The 1941 Nobel Prize in Literature was not awarded due to the ongoing World War II that started in September 1, 1939. Instead, the prize money was allocated with 1/3 to the Main Fund and with 2/3 to the Special Fund of this prize section. This was the fifth occasion in Nobel history that the prize was not conferred.

Nominations
Despite no author(s) being awarded for the 1941 prize due to the ongoing second world war, a number of literary critics, societies and academics continued sending nominations to the Nobel Committee of the Swedish Academy, hoping that their nominated candidate may be considered for the prize. In total, the academy received 21 nominations for 15 individuals.

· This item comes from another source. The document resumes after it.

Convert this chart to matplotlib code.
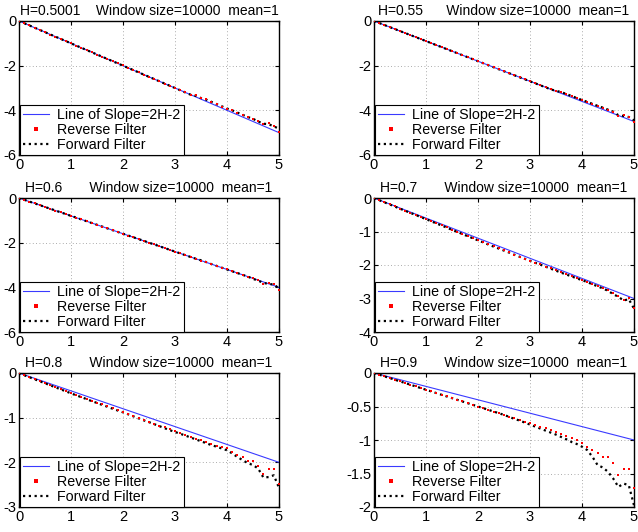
import numpy as np
import matplotlib
matplotlib.use("Agg")
import matplotlib.pyplot as plt

plt.rcParams['font.family'] = ['Liberation Sans', 'DejaVu Sans']
plt.rcParams['axes.unicode_minus'] = False

# log10 lag positions (0 .. 5, step 0.1)
log_lag = np.round(np.arange(51) * 0.1, 1)

hurst = [0.5001, 0.55, 0.6, 0.7, 0.8, 0.9]
titles = [
    "H=0.5001    Window size=10000  mean=1",
    "H=0.55      Window size=10000  mean=1",
    "H=0.6       Window size=10000  mean=1",
    "H=0.7       Window size=10000  mean=1",
    "H=0.8       Window size=10000  mean=1",
    "H=0.9       Window size=10000  mean=1",
]
ylims = [(-6, 0), (-6, 0), (-6, 0), (-4, 0), (-3, 0), (-2, 0)]
yticks = [
    [-6, -4, -2, 0],
    [-6, -4, -2, 0],
    [-6, -4, -2, 0],
    [-4, -3, -2, -1, 0],
    [-3, -2, -1, 0],
    [-2, -1.5, -1, -0.5, 0],
]

rev1 = [0, -0.1, -0.2, -0.31, -0.4, -0.5, -0.61, -0.7, -0.8, -0.9,
        -1.0, -1.1, -1.21, -1.3, -1.4, -1.5, -1.6, -1.7, -1.81, -1.9,
        -1.99, -2.1, -2.2, -2.3, -2.4, -2.5, -2.6, -2.7, -2.8, -2.9,
        -3.0, -3.09, -3.2, -3.3, -3.33, -3.45, -3.5, -3.62, -3.72, -3.83,
        -3.93, -4.0, -4.1, -4.2, -4.3, -4.38, -4.48, -4.62, -4.58, -4.7, -4.95]
fwd1 = [0, -0.1, -0.2, -0.3, -0.4, -0.5, -0.6, -0.7, -0.8, -0.9,
        -1.0, -1.1, -1.2, -1.3, -1.4, -1.5, -1.6, -1.7, -1.8, -1.9,
        -2.0, -2.1, -2.2, -2.3, -2.4, -2.5, -2.6, -2.7, -2.8, -2.9,
        -3.0, -3.1, -3.2, -3.3, -3.35, -3.45, -3.52, -3.62, -3.72, -3.82,
        -3.92, -4.0, -4.1, -4.2, -4.3, -4.38, -4.5, -4.6, -4.62, -4.72, -4.82]

rev2 = [0, -0.09, -0.18, -0.27, -0.36, -0.45, -0.54, -0.63, -0.72, -0.81,
        -0.9, -0.99, -1.08, -1.17, -1.26, -1.35, -1.44, -1.53, -1.62, -1.71,
        -1.8, -1.89, -1.98, -2.07, -2.16, -2.25, -2.34, -2.43, -2.52, -2.61,
        -2.7, -2.79, -2.88, -2.97, -3.05, -3.14, -3.16, -3.27, -3.36, -3.45,
        -3.55, -3.62, -3.71, -3.8, -3.89, -3.97, -4.07, -4.25, -4.22, -4.28, -4.5]
fwd2 = [0, -0.09, -0.18, -0.27, -0.36, -0.45, -0.54, -0.63, -0.72, -0.81,
        -0.9, -0.99, -1.08, -1.17, -1.26, -1.35, -1.44, -1.53, -1.62, -1.71,
        -1.8, -1.89, -1.98, -2.07, -2.16, -2.25, -2.34, -2.43, -2.52, -2.61,
        -2.7, -2.79, -2.88, -2.97, -3.06, -3.13, -3.18, -3.27, -3.36, -3.45,
        -3.54, -3.62, -3.71, -3.8, -3.88, -3.97, -4.06, -4.22, -4.25, -4.3, -4.45]

rev3 = [0, -0.08, -0.16, -0.24, -0.32, -0.4, -0.48, -0.56, -0.64, -0.72,
        -0.8, -0.88, -0.96, -1.04, -1.12, -1.2, -1.28, -1.36, -1.44, -1.52,
        -1.6, -1.68, -1.76, -1.84, -1.92, -2.0, -2.08, -2.16, -2.24, -2.32,
        -2.4, -2.48, -2.56, -2.64, -2.72, -2.8, -2.86, -2.96, -3.04, -3.12,
        -3.2, -3.28, -3.36, -3.44, -3.52, -3.6, -3.67, -3.84, -3.82, -3.84, -4.1]
fwd3 = [0, -0.08, -0.16, -0.24, -0.32, -0.4, -0.48, -0.56, -0.64, -0.72,
        -0.8, -0.88, -0.96, -1.04, -1.12, -1.2, -1.28, -1.36, -1.44, -1.52,
        -1.6, -1.68, -1.76, -1.84, -1.92, -2.0, -2.08, -2.16, -2.24, -2.32,
        -2.4, -2.48, -2.56, -2.64, -2.72, -2.79, -2.87, -2.96, -3.04, -3.12,
        -3.2, -3.28, -3.36, -3.44, -3.52, -3.62, -3.7, -3.8, -3.85, -3.87, -4.05]

rev4 = [0, -0.06, -0.125, -0.19, -0.25, -0.315, -0.38, -0.44, -0.5, -0.565,
        -0.63, -0.69, -0.755, -0.82, -0.88, -0.945, -1.01, -1.07, -1.135, -1.2,
        -1.26, -1.32, -1.385, -1.445, -1.505, -1.565, -1.625, -1.69, -1.75, -1.81,
        -1.87, -1.93, -1.985, -2.045, -2.1, -2.16, -2.22, -2.28, -2.33, -2.39,
        -2.44, -2.5, -2.57, -2.62, -2.69, -2.75, -2.84, -2.93, -3.04, -2.98, -3.27]
fwd4 = [0, -0.065, -0.13, -0.19, -0.255, -0.32, -0.38, -0.445, -0.505, -0.57,
        -0.63, -0.695, -0.76, -0.82, -0.885, -0.95, -1.01, -1.075, -1.14, -1.2,
        -1.265, -1.325, -1.39, -1.45, -1.51, -1.57, -1.63, -1.695, -1.755, -1.815,
        -1.875, -1.935, -1.99, -2.05, -2.11, -2.17, -2.23, -2.285, -2.34, -2.4,
        -2.45, -2.51, -2.575, -2.635, -2.7, -2.77, -2.87, -2.95, -3.06, -3.02, -3.3]

rev5 = [0, -0.045, -0.09, -0.135, -0.18, -0.225, -0.27, -0.315, -0.36, -0.405,
        -0.45, -0.49, -0.535, -0.575, -0.62, -0.665, -0.705, -0.745, -0.79, -0.83,
        -0.87, -0.915, -0.96, -1.0, -1.05, -1.09, -1.135, -1.18, -1.22, -1.26,
        -1.3, -1.345, -1.385, -1.43, -1.47, -1.51, -1.55, -1.6, -1.63, -1.66,
        -1.69, -1.76, -1.83, -1.88, -1.97, -1.96, -2.08, -2.25, -2.16, -2.16, -2.48]
fwd5 = [0, -0.05, -0.095, -0.14, -0.185, -0.23, -0.275, -0.32, -0.365, -0.41,
        -0.455, -0.5, -0.54, -0.585, -0.63, -0.67, -0.715, -0.755, -0.8, -0.84,
        -0.88, -0.925, -0.97, -1.015, -1.06, -1.1, -1.145, -1.19, -1.235, -1.28,
        -1.32, -1.36, -1.4, -1.445, -1.485, -1.53, -1.57, -1.615, -1.65, -1.69,
        -1.73, -1.8, -1.88, -1.95, -2.02, -2.06, -2.14, -2.34, -2.33, -2.29, -2.57]

rev6 = [0, -0.025, -0.05, -0.075, -0.1, -0.125, -0.15, -0.175, -0.2, -0.225,
        -0.25, -0.275, -0.3, -0.325, -0.35, -0.375, -0.4, -0.425, -0.45, -0.475,
        -0.5, -0.525, -0.55, -0.575, -0.6, -0.625, -0.65, -0.675, -0.7, -0.725,
        -0.75, -0.775, -0.8, -0.825, -0.85, -0.875, -0.905, -0.935, -0.97, -1.0,
        -1.04, -1.1, -1.15, -1.19, -1.26, -1.26, -1.34, -1.52, -1.44, -1.44, -1.72]
fwd6 = [0, -0.025, -0.05, -0.075, -0.1, -0.125, -0.15, -0.175, -0.2, -0.225,
        -0.25, -0.275, -0.3, -0.325, -0.35, -0.375, -0.4, -0.425, -0.45, -0.475,
        -0.5, -0.525, -0.55, -0.575, -0.6, -0.625, -0.655, -0.685, -0.71, -0.74,
        -0.77, -0.8, -0.83, -0.86, -0.89, -0.92, -0.955, -0.99, -1.03, -1.06,
        -1.1, -1.15, -1.25, -1.375, -1.41, -1.475, -1.575, -1.7, -1.65, -1.675, -1.975]

reverse = [rev1, rev2, rev3, rev4, rev5, rev6]
forward = [fwd1, fwd2, fwd3, fwd4, fwd5, fwd6]

fig = plt.figure(figsize=(6.38, 5.32), dpi=100)

lefts = [19 / 638, 374 / 638]
bottoms = [1 - 155 / 532, 1 - 332 / 532, 1 - 507 / 532]
w, h = 260 / 638, 134 / 532

for i in range(6):
    ax = fig.add_axes([lefts[i % 2], bottoms[i // 2], w, h])
    xline = np.array([0, 5])
    ax.plot(xline, (2 * hurst[i] - 2) * xline, color='#3a3aff', lw=0.8,
            label='Line of Slope=2H-2', zorder=2)
    ax.plot(log_lag, reverse[i], ls='none', marker='s', ms=2.0, mew=0,
            color='#ff0000', label='Reverse Filter', zorder=4)
    ax.plot(log_lag, forward[i], ls=(0, (1, 1.6)), lw=1.6, color='black',
            label='Forward Filter', zorder=3)

    ax.set_xlim(0, 5)
    ax.set_ylim(*ylims[i])
    ax.set_xticks([0, 1, 2, 3, 4, 5])
    ax.set_yticks(yticks[i])
    ax.set_yticklabels([f"{t:g}" for t in yticks[i]])
    ax.grid(True, ls=(0, (1, 3)), color='#909090', lw=0.6)
    ax.tick_params(direction='in', length=3, labelsize=10.5, pad=2,
                   top=True, right=True)
    for sp in ax.spines.values():
        sp.set_linewidth(1.0)
    ax.set_title(titles[i], fontsize=10, pad=4)

    leg = ax.legend(loc='lower left', bbox_to_anchor=(0.005, 0.0),
                    borderaxespad=0, fancybox=False, fontsize=10.3,
                    handlelength=1.8, handletextpad=0.6, labelspacing=0.08,
                    borderpad=0.2, markerscale=1.2, numpoints=1)
    leg.get_frame().set_edgecolor('black')
    leg.get_frame().set_linewidth(0.8)
    leg.get_frame().set_alpha(1)

fig.savefig("out.png", dpi=100)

Three of the nominees were nominated first-time namely Manoel Wanderley, Ruth Comfort Young, and Branislav Petronijević. The highest number of the nominations – three nominations – was for the Danish author Johannes Vilhelm Jensen, who was awarded in 1944. Four of the nominees were women namely Gabriela Mistral (awarded in 1945), Henriette Charasson, Maria Madalena de Martel Patrício, and Ruth Comfort Young.

The authors Alexander Afinogenov, Sherwood Anderson, Oskar Baum, Mihály Babits, Tadeusz Boy-Żeleński, Karin Boye, Robert Byron, José de la Cuadra, Penelope Delta, William Arthur Dunkerley, James Joyce, Émile Nelligan, Banjo Paterson, Elizabeth Madox Roberts, Norberto Romualdez, Hasegawa Shigure, Gertrude Eileen Trevelyan, Marina Tsvetaeva, Evelyn Underhill, Elizabeth von Arnim, Benjamin Lee Whorf, Virginia Woolf, and May Ziadeh died in 1941 without having been nominated for the prize.